I have commenced my Summer reading, nearly a full month in advance of Summer. I say this because I have been on a trip, with some time to myself, and I have chosen to read fantastical works of fiction. So it feels like Summer reading. So it is. QED. Or the equivalent, which would be something like QES, or something. Not that you care.
So - book reviews, then: One gothic (?) horror novel and one epic comic book space drama. First, Heart-Shaped Box by Joe Hill. Memorial Day weekend, I took off from work Friday, and that gave us four days to travel. While I had initially thought that my dry and academic work from 1927, A Day in Old Rome, would suffice for travel reading, it did not. Alas. It's not a bad book, but it's not to be taken in travel-size chunklets, either. So I picked up HSB during a late night provisions run. I loved it. I haven't been moved by a horror novel in quite some time, but this moved me on more than one occasion. Joe Hill is Stephen King's kid with a (deliberately evocative and pedigreed) name change so you won't buy his books because he's Stephen King's kid. When you do buy Joe's books, you'll be buying them because they are compelling and creepy. Joe has the grasp of the banal that his dad has, that ability to set an incredibly scary sequence in a totally familiar - and even somewhat boring - environment, using solidly commonplace items in completely nefarious ways. HSB is about a rock star who buys a ghost at an online auction, presumably inspired by this, and what happens after that. The music is part of the book, with a Nirvana song title and subsections of the book titled after songs as well, with numerous musicalities dropped into the rest of the writing. Anyway, if you like books that keep you the fuck awake, and dig horror, read Heart-Shaped Box.

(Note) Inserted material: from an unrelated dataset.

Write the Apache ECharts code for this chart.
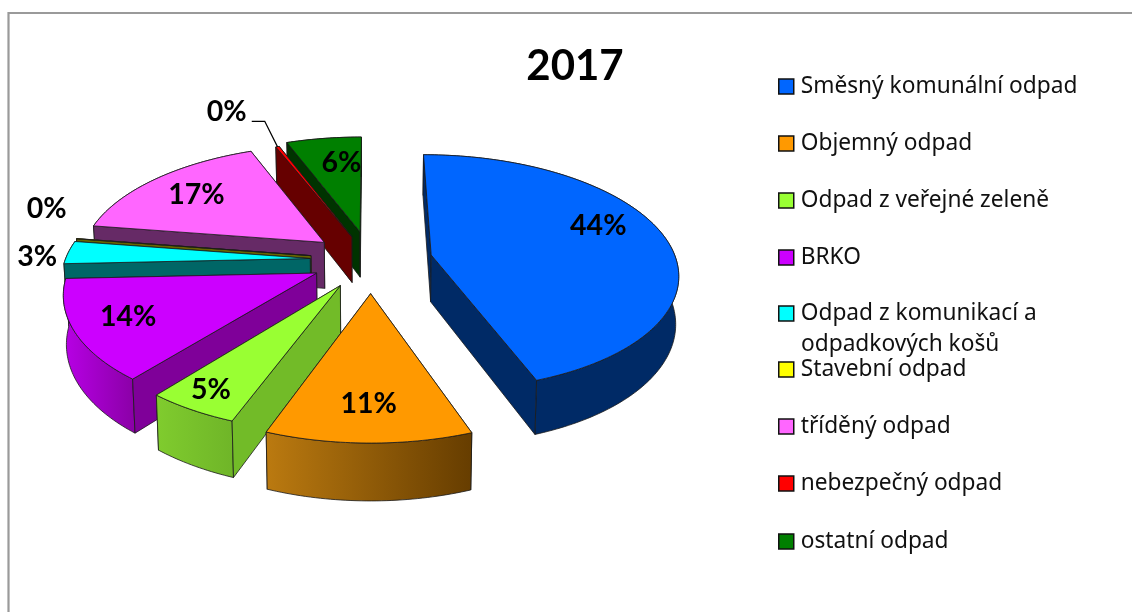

Back in 2006, Marvel Comics started a huge epic space opera called Annihilation. Annihilation dealt with a bid by a conqueror named Annihilus, who teamed up with Thanos and enslaved Galactus, unleashing something called the Annihilation Wave which destroyed planetary systems and consumed, in totality, all of their organic matter. With me so far? Annihilus, who is from the Marvel Universes' negative zone, was only defeated by a last-ditch teaming of Ronan, the Kree Accuser, the hero formerly known as Star-lord, Nova, Drax, and Moondragon. After this was all over, however, sections of the universe, most notably the Kree Galatic Empire, were weakened, and thus susceptible to the newest attack, this from a non-organic enemy known as the Phalanx, who enslaved and killed with the best of them, and turned out to be secretly led by Ultron, who was trying to bond with the body of the newly resurrected Adam Warlock, and then have him cloned, creating a perfect master race of organically engineered beings with hardware brains. This was all in the second big series, which I finished reading on the deck (one of them) of Matt & Cayce's house, and which was called Annihilation: Conquest. The series, not the deck. There were deaths and sacrifices, something like eight or nine limited series of four and six issues each, and I've been on the edge of my seat for going on a year and a half. Again, not that any of you was geeky enough to follow any of that, but I love that shit. When you're reading your independent comics and thinking you're really getting into comics now because this is some deep shit, this is why fanboys give you that look that says, "Boy - I'm three generations deep in Comicdom. Three generations."